Between 1950 and 2002 the church paid $353 million in victim settlements, legal defense, therapy for victims, and treatment for perpetrators, according to a study commissioned by the bishops. Insurance carriers paid $218.5 million, for a combined cost of $571.5 million.16 The chain reaction of reporting ignited by the Boston Globe in 2002 caused many more victims to seek redress. Church expenses for 2002 through 2009 were $1.42 billion. The total cost (including priests’ treatment) from 1950 through 2009 was $1.775 billion. The
average annual loss (or expense) for the most recent seven-year period was $203 million.17
How does an organization recover from losses of this magnitude?

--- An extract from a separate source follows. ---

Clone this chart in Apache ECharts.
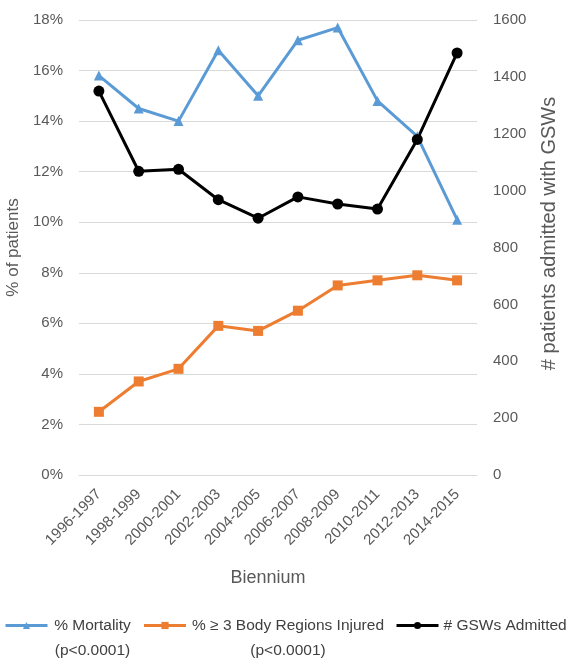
<!DOCTYPE html>
<html><head><meta charset="utf-8">
<script src="https://cdn.jsdelivr.net/npm/echarts@6/dist/echarts.min.js"></script>
<style>html,body{margin:0;padding:0;background:#fff}#c{width:570px;height:662px}</style>
</head><body><div id="c"></div>
<script>
const categories = ['1996-1997','1998-1999','2000-2001','2002-2003','2004-2005','2006-2007','2008-2009','2010-2011','2012-2013','2014-2015'];
const mortality = [15.8, 14.5, 14.0, 16.8, 15.0, 17.2, 17.7, 14.8, 13.4, 10.1];
const bodyRegions = [2.5, 3.7, 4.2, 5.9, 5.7, 6.5, 7.5, 7.7, 7.9, 7.7];
const gswAdmitted = [1350, 1068, 1075, 968, 903, 978, 953, 935, 1180, 1484];
const leftTicks = {min: 0, max: 18, interval: 2};
const rightTicks = {min: 0, max: 1600, interval: 200};

const font = 'Liberation Sans, Arial, sans-serif';
const grey = '#595959';
const chart = echarts.init(document.getElementById('c'));
chart.setOption({
  animation: false,
  textStyle: {fontFamily: font},
  grid: {left: 79, right: 93, top: 20, bottom: 187, outerBoundsMode: 'none', containLabel: false},
  legend: {
    top: 588, left: 4, right: 0, padding: 0, itemGap: 10, itemWidth: 42, itemHeight: 9,
    lineStyle: {width: 3},
    textStyle: {color: '#404040', fontSize: 15.5, fontFamily: font, lineHeight: 25,
      rich: {
        m: {width: 80, align: 'center', fontSize: 15.5, color: '#404040', lineHeight: 25},
        b: {width: 194, align: 'center', fontSize: 15.5, color: '#404040', lineHeight: 25}
      }},
    formatter: function (n) {
      if (n === '% Mortality') return '{m| }\n{m|% Mortality}\n{m|(p<0.0001)}';
      if (n === '% ≥ 3 Body Regions Injured') return '{b| }\n{b|% ≥ 3 Body Regions Injured}\n{b|(p<0.0001)}';
      return ' \n' + n + '\n ';
    },
    data: ['% Mortality', '% ≥ 3 Body Regions Injured', '# GSWs Admitted']
  },
  xAxis: {
    type: 'category', data: categories, boundaryGap: true,
    name: 'Biennium', nameLocation: 'middle', nameGap: 94,
    nameTextStyle: {color: grey, fontSize: 18, padding: [0, 20, 0, 0]},
    axisLine: {lineStyle: {color: '#d9d9d9'}},
    axisTick: {show: false},
    axisLabel: {rotate: 45, color: grey, fontSize: 15, margin: 17}
  },
  yAxis: [
    {type: 'value', min: leftTicks.min, max: leftTicks.max, interval: leftTicks.interval,
     name: '% of patients', nameLocation: 'middle', nameGap: 52, nameRotate: 90,
     nameTextStyle: {color: grey, fontSize: 17},
     axisLabel: {formatter: '{value}%', color: grey, fontSize: 15, margin: 16},
     axisLine: {show: false}, axisTick: {show: false},
     splitLine: {lineStyle: {color: '#d9d9d9'}}},
    {type: 'value', min: rightTicks.min, max: rightTicks.max, interval: rightTicks.interval,
     name: '# patients admitted with GSWs', nameLocation: 'middle', nameGap: 62, nameRotate: 90,
     nameTextStyle: {color: grey, fontSize: 20, padding: [0, 0, 0, 28]},
     axisLabel: {color: grey, fontSize: 15, margin: 16, formatter: function (v) { return String(v); }},
     axisLine: {show: false}, axisTick: {show: false}, splitLine: {show: false}}
  ],
  series: [
    {name: '% Mortality', type: 'line', yAxisIndex: 0, data: mortality,
     symbol: 'triangle', symbolSize: 10,
     lineStyle: {color: '#5B9BD5', width: 3}, itemStyle: {color: '#5B9BD5'}},
    {name: '% ≥ 3 Body Regions Injured', type: 'line', yAxisIndex: 0, data: bodyRegions,
     symbol: 'rect', symbolSize: 10,
     lineStyle: {color: '#ED7D31', width: 3}, itemStyle: {color: '#ED7D31'}},
    {name: '# GSWs Admitted', type: 'line', yAxisIndex: 1, data: gswAdmitted,
     symbol: 'circle', symbolSize: 11,
     lineStyle: {color: '#000', width: 3}, itemStyle: {color: '#000'}}
  ]
});
</script></body></html>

The short answer is by selling property; the long answer is through deficit financing.
The Roman Catholic Church in America is undergoing the most massive downsizing in its history. A religious infrastructure built up over the century between the presidencies of Abraham Lincoln and John F. Kennedy is liquidating assets at a startling pace. Abuse cases alone do not explain the “national fire sale” of bishops selling churches, to quote a notable critic, Peter Borré.
Since 1995 the bishops have closed 1,373 churches—more than one parish per week for fifteen years. As new parishes go up in suburbs, many old enclaves of Irish, Italian, and East European immigrants turn into ghettos.18 As the European ethnics found more affluent environs, poor people of color moved into streets on a downward spiral. Cavernous churches face steep maintenance costs; parish schools are put to other uses. If a grim inevitability drives some church sales, few bishops relish abandoning at-risk neighborhoods where churches historically served as anchors for poor people in a hard struggle to keep afloat.
In every diocese, the parishes pay an assessment charge to the bishop, a fee of between 5 and 15 percent of the collection, based on revenue stream, operating costs, and ability to pay. Wealthier parishes pay more. The fee (which has a Latin name, cathedraticum) is a tax the parish pays the diocese. In this realm, the bishop is both tax collector and central banker. The diocese pools the assessment fees to earn interest; when a parish falls behind on payment, the bishop can charge interest for the late charges. He can devise ways for wealthier parishes to cover costs for poorer parishes. He can forgive poor parishes’ assessment debts or charge interest until they are paid up. He can lend money to parishes for their projects at interest. He can send funds to other dioceses or foreign countries for causes he supports. The bishop also raises money for capital campaigns as suburbs expand or structures face renovation.